* [Set exercise]
Leave out the images; return the rest of the data exactly.

* [Entries with chart source code]
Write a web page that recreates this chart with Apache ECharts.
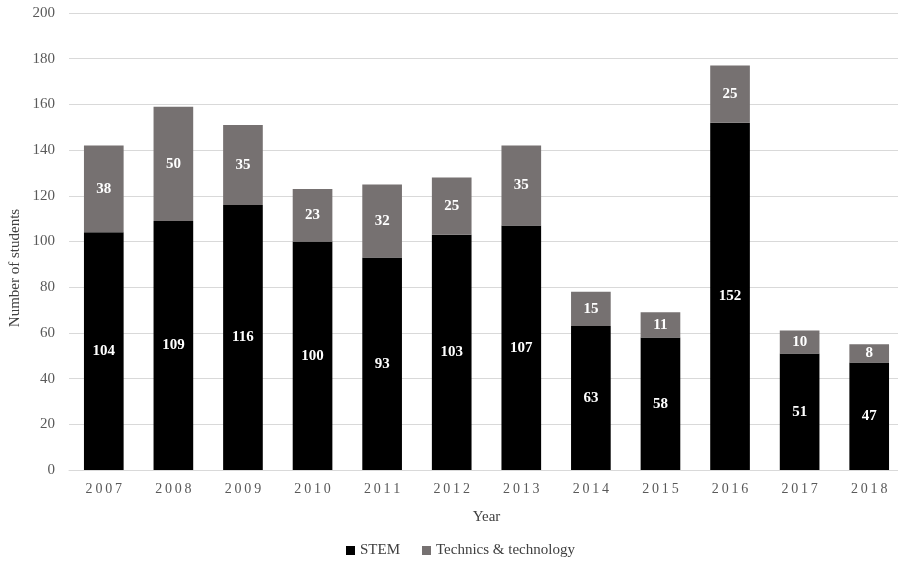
<!DOCTYPE html>
<html>
<head>
<meta charset="utf-8">
<script src="https://cdn.jsdelivr.net/npm/echarts@6/dist/echarts.min.js"></script>
<style>html,body{margin:0;padding:0;background:#fff}#chart{width:898px;height:566px}</style>
</head>
<body>
<div id="chart"></div>
<script>
const years = ['2007','2008','2009','2010','2011','2012','2013','2014','2015','2016','2017','2018'];
const stem = [104, 109, 116, 100, 93, 103, 107, 63, 58, 152, 51, 47];
const technics = [38, 50, 35, 23, 32, 25, 35, 15, 11, 25, 10, 8];
const yTicks = { min: 0, max: 200, interval: 20 };

const serif = '"Liberation Serif", "Times New Roman", serif';
const chart = echarts.init(document.getElementById('chart'));

const barLabel = {
  show: true,
  position: 'inside',
  color: '#fff',
  fontFamily: serif,
  fontWeight: 'bold',
  fontSize: 15
};

chart.setOption({
  animation: false,
  textStyle: { fontFamily: serif },
  grid: { left: 69, right: -6, top: 13, bottom: 96, containLabel: false, outerBoundsMode: 'none' },
  legend: {
    bottom: 3,
    left: 341,
    itemWidth: 9,
    itemHeight: 9,
    itemGap: 22,
    icon: 'rect',
    textStyle: { fontFamily: serif, fontSize: 15, color: '#404040' },
    data: ['STEM', 'Technics & technology']
  },
  graphic: [{
    type: 'text',
    x: 8,
    y: 268,
    rotation: Math.PI / 2,
    style: {
      text: 'Number of students',
      font: '15px ' + serif,
      fill: '#404040',
      align: 'center',
      verticalAlign: 'top'
    }
  }],
  xAxis: {
    type: 'category',
    data: years,
    name: 'Year',
    nameLocation: 'middle',
    nameGap: 40,
    nameTextStyle: { fontFamily: serif, fontSize: 15, color: '#404040' },
    axisLine: { lineStyle: { color: '#d9d9d9', width: 1 } },
    axisTick: { show: false },
    axisLabel: {
      color: '#595959',
      fontSize: 14,
      margin: 12,
      formatter: v => v.split('').join('\u2009')
    }
  },
  yAxis: {
    type: 'value',
    min: yTicks.min,
    max: yTicks.max,
    interval: yTicks.interval,
    axisLine: { show: false },
    axisTick: { show: false },
    axisLabel: { color: '#595959', fontSize: 15, margin: 14 },
    splitLine: { lineStyle: { color: '#d9d9d9', width: 1 } }
  },
  series: [
    {
      name: 'STEM',
      type: 'bar',
      stack: 'total',
      data: stem,
      barWidth: '57%',
      itemStyle: { color: '#000000' },
      label: barLabel
    },
    {
      name: 'Technics & technology',
      type: 'bar',
      stack: 'total',
      data: technics,
      barWidth: '57%',
      itemStyle: { color: '#767171' },
      label: barLabel
    }
  ]
});
</script>
</body>
</html>
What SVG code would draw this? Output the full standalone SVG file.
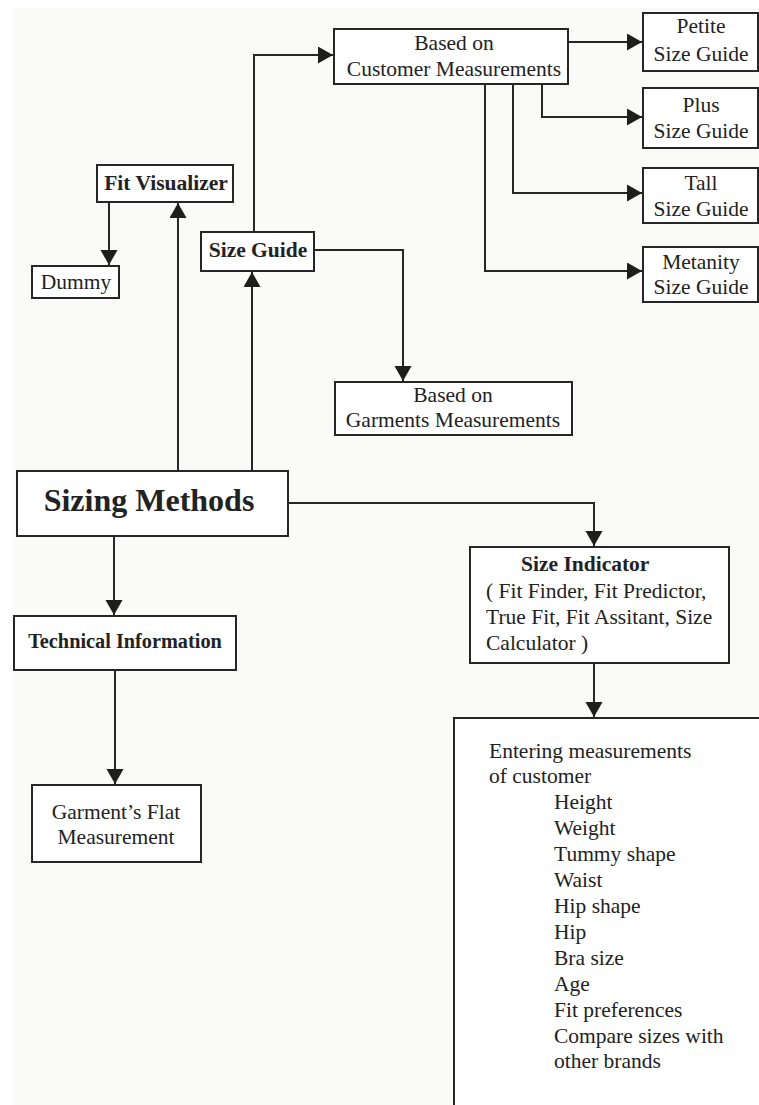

* [Right answer]
Write a web page that recreates this chart with Apache ECharts.
<!DOCTYPE html>
<html>
<head>
<meta charset="utf-8">
<script src="https://cdn.jsdelivr.net/npm/echarts@6/dist/echarts.min.js"></script>
<style>html,body{margin:0;padding:0;background:#fff}#chart{width:898px;height:566px}</style>
</head>
<body>
<div id="chart"></div>
<script>
const years = ['2007','2008','2009','2010','2011','2012','2013','2014','2015','2016','2017','2018'];
const stem = [104, 109, 116, 100, 93, 103, 107, 63, 58, 152, 51, 47];
const technics = [38, 50, 35, 23, 32, 25, 35, 15, 11, 25, 10, 8];
const yTicks = { min: 0, max: 200, interval: 20 };

const serif = '"Liberation Serif", "Times New Roman", serif';
const chart = echarts.init(document.getElementById('chart'));

const barLabel = {
  show: true,
  position: 'inside',
  color: '#fff',
  fontFamily: serif,
  fontWeight: 'bold',
  fontSize: 15
};

chart.setOption({
  animation: false,
  textStyle: { fontFamily: serif },
  grid: { left: 69, right: -6, top: 13, bottom: 96, containLabel: false, outerBoundsMode: 'none' },
  legend: {
    bottom: 3,
    left: 341,
    itemWidth: 9,
    itemHeight: 9,
    itemGap: 22,
    icon: 'rect',
    textStyle: { fontFamily: serif, fontSize: 15, color: '#404040' },
    data: ['STEM', 'Technics & technology']
  },
  graphic: [{
    type: 'text',
    x: 8,
    y: 268,
    rotation: Math.PI / 2,
    style: {
      text: 'Number of students',
      font: '15px ' + serif,
      fill: '#404040',
      align: 'center',
      verticalAlign: 'top'
    }
  }],
  xAxis: {
    type: 'category',
    data: years,
    name: 'Year',
    nameLocation: 'middle',
    nameGap: 40,
    nameTextStyle: { fontFamily: serif, fontSize: 15, color: '#404040' },
    axisLine: { lineStyle: { color: '#d9d9d9', width: 1 } },
    axisTick: { show: false },
    axisLabel: {
      color: '#595959',
      fontSize: 14,
      margin: 12,
      formatter: v => v.split('').join('\u2009')
    }
  },
  yAxis: {
    type: 'value',
    min: yTicks.min,
    max: yTicks.max,
    interval: yTicks.interval,
    axisLine: { show: false },
    axisTick: { show: false },
    axisLabel: { color: '#595959', fontSize: 15, margin: 14 },
    splitLine: { lineStyle: { color: '#d9d9d9', width: 1 } }
  },
  series: [
    {
      name: 'STEM',
      type: 'bar',
      stack: 'total',
      data: stem,
      barWidth: '57%',
      itemStyle: { color: '#000000' },
      label: barLabel
    },
    {
      name: 'Technics & technology',
      type: 'bar',
      stack: 'total',
      data: technics,
      barWidth: '57%',
      itemStyle: { color: '#767171' },
      label: barLabel
    }
  ]
});
</script>
</body>
</html>
What SVG code would draw this? Output the full standalone SVG file.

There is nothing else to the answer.